▶ WHAT THIS TASK INVOLVES
Search the records that follow and extract every line containing the string "matches".

[Start]

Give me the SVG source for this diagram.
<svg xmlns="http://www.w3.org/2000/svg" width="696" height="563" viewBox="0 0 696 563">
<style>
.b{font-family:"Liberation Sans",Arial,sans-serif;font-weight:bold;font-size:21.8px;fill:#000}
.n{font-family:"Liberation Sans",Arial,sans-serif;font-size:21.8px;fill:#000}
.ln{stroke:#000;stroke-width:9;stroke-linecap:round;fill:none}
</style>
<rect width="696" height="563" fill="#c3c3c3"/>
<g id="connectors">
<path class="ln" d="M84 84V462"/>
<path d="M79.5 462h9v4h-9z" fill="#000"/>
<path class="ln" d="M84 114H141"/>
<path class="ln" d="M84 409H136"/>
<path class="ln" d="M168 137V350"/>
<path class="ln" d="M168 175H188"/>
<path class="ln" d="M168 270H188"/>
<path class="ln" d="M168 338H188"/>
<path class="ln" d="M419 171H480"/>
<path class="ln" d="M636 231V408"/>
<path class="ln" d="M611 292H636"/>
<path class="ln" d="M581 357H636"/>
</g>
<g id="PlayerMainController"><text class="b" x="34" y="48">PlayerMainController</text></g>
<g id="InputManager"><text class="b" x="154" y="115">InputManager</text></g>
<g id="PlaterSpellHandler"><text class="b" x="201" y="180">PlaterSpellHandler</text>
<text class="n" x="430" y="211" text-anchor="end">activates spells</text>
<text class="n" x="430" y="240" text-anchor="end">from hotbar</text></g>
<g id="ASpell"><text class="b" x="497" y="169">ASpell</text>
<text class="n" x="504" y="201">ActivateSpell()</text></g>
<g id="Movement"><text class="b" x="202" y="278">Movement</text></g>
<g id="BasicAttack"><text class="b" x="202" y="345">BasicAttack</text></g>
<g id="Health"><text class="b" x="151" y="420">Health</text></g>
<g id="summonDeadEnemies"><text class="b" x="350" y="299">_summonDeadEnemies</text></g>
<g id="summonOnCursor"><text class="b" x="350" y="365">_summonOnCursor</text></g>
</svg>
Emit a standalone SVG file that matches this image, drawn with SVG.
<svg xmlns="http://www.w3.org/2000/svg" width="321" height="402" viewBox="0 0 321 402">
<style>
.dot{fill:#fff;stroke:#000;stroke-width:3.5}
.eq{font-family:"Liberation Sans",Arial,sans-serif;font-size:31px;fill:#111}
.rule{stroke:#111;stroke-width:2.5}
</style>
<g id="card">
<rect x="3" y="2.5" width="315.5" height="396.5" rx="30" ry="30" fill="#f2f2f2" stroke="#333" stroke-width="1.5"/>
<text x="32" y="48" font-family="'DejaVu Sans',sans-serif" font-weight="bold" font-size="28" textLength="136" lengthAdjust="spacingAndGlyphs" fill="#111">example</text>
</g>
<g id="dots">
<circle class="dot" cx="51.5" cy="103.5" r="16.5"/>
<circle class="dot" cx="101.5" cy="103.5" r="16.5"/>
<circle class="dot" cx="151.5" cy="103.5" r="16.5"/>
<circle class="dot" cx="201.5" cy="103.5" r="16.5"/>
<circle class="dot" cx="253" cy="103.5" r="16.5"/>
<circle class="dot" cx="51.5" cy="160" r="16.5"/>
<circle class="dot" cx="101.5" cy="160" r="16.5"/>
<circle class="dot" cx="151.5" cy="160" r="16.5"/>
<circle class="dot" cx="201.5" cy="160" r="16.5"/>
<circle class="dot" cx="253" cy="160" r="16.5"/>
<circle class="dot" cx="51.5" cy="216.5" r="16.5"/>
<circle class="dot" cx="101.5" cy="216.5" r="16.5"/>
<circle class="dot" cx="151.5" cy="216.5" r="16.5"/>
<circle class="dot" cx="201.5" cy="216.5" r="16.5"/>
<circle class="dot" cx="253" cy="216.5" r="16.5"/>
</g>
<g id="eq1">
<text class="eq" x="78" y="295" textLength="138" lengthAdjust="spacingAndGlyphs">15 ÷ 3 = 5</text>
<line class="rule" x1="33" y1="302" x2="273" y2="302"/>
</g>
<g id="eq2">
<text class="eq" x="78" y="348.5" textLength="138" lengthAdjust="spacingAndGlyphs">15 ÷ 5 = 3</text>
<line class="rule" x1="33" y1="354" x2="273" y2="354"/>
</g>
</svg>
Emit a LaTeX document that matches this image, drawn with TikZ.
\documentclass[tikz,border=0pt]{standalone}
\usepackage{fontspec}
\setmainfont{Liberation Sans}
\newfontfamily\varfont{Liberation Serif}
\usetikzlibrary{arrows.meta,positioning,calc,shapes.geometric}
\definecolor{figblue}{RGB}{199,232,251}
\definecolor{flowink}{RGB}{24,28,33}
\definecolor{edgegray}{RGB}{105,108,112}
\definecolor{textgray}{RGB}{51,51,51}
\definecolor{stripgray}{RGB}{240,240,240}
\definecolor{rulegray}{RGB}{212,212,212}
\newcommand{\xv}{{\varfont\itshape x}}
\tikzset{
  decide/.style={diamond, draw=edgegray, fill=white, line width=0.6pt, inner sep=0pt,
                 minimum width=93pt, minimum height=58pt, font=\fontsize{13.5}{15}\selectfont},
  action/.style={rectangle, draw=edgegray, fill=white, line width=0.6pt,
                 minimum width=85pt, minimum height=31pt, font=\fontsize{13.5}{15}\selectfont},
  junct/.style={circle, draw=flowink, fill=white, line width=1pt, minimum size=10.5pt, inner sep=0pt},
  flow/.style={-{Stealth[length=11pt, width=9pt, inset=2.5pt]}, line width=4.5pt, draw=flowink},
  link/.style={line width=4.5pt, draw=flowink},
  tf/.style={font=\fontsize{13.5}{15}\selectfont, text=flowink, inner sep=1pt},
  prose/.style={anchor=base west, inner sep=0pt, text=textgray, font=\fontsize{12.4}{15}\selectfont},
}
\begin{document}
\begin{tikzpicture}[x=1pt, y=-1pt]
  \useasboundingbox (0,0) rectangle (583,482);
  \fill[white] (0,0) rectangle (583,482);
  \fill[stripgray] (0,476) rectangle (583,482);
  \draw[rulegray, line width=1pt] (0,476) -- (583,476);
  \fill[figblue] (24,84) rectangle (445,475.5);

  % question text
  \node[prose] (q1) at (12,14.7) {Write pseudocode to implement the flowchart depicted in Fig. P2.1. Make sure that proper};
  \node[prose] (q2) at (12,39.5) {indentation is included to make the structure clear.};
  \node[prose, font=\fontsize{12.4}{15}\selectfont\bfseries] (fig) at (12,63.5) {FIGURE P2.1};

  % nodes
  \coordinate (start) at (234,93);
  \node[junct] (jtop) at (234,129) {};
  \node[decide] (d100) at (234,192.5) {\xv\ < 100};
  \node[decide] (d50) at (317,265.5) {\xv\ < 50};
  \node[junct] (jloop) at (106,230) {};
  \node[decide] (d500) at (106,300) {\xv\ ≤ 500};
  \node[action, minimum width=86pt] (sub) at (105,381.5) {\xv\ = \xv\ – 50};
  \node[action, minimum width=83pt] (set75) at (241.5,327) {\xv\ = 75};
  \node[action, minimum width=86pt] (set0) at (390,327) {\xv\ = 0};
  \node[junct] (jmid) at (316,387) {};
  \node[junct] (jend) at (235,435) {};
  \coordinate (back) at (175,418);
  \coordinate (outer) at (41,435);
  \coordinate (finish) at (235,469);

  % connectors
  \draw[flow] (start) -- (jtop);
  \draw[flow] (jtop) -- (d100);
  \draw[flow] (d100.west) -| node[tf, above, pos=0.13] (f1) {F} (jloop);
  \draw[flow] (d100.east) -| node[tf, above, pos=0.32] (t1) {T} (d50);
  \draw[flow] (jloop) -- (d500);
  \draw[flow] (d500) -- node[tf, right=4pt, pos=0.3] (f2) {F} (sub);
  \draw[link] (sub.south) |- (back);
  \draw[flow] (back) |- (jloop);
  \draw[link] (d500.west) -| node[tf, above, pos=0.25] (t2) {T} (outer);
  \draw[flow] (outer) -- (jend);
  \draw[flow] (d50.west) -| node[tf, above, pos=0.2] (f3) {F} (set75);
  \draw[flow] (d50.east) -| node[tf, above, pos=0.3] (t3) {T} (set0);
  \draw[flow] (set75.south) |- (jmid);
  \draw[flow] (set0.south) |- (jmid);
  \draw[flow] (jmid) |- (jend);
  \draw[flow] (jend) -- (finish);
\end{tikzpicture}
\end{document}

[End]

▶ TASK RESPONSE
Emit a standalone SVG file that matches this image, drawn with SVG.
Emit a LaTeX document that matches this image, drawn with TikZ.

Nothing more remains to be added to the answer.